Gene may allow non-hormone male contraception
Friday, 25 May 2012
The discovery of a gene essential for sperm maturation could eventually lead to development of non-hormonal male contraception, experts predict. They say it could also help in the search for a treatment for male infertility.
The gene Katnal1 is crucial for sperm to be able to mature, researchers report today in PLoS Genetics. Their work, in mice, showed that the gene is essential to control the breakdown and rebuilding of microtubules, which support and provide nutrients to developing sperm. Mice modified not to carry the gene were infertile.
The study’s authors, led from the University of Edinburgh, hope that if they could regulate the gene in men’s testes then sperm would be unable to mature fully, and thus rendered ineffective.

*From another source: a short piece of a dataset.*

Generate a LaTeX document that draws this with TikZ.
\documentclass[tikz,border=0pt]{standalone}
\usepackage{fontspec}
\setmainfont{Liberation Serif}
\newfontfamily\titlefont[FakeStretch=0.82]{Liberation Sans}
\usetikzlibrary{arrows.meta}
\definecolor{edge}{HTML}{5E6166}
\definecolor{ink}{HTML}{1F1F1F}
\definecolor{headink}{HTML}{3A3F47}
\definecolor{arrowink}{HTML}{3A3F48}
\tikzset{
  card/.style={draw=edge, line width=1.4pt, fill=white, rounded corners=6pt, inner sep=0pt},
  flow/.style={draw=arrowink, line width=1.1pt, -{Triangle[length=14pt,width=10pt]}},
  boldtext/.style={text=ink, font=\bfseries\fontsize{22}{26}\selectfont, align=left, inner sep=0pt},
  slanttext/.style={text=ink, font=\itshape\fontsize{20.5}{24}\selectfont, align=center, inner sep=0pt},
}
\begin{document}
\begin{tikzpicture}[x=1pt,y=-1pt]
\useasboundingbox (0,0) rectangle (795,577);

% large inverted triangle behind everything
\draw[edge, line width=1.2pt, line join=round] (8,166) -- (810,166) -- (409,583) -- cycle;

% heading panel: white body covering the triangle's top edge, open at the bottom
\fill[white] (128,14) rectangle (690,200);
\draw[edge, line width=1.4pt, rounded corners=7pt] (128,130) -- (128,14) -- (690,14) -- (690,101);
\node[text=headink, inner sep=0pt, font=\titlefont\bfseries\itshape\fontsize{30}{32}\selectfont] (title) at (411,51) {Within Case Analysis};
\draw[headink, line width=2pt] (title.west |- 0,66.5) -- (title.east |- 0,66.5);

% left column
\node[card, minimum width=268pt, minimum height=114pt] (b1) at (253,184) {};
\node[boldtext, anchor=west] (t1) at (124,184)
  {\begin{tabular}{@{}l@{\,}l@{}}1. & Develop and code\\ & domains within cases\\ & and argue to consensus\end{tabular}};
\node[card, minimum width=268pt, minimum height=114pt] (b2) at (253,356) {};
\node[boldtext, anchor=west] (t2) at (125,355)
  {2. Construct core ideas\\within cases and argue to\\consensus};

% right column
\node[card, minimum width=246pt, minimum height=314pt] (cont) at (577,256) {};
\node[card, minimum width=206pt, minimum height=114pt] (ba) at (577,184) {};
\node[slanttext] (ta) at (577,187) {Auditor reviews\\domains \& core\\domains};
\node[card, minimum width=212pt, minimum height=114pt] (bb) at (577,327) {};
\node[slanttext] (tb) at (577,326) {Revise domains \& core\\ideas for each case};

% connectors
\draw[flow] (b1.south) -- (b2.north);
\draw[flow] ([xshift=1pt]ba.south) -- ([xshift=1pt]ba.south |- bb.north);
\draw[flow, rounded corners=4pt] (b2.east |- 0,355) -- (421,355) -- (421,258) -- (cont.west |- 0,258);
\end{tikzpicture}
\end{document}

This, they say, would provide an alternative to male contraceptives that work by disrupting hormone production, which can lead men to suffer mood swings, irritability and acne.
They say that their discovery could also prove important in the search for treatment for some cases of male infertility, when malfunction of the Katnal1 gene means that sperm do not properly develop.
Dr Lee Smith, reader in genetic endocrinology at the university’s Centre for Reproductive Health, said: “If we can find a way to target this gene in the testes, we could potentially develop a non-hormonal contraceptive.
“The important thing is that the effects of such a drug would be reversible because Katnal1 only affects sperm cells in the later stages of development, so it would not hinder the early stages of sperm production and the overall ability to produce sperm.”
He concluded: “Although other research is being carried out into non-hormonal male contraceptives, identification of a gene that controls sperm production in the way Katnal1 does is a unique and significant step forward in our understanding of testis biology.”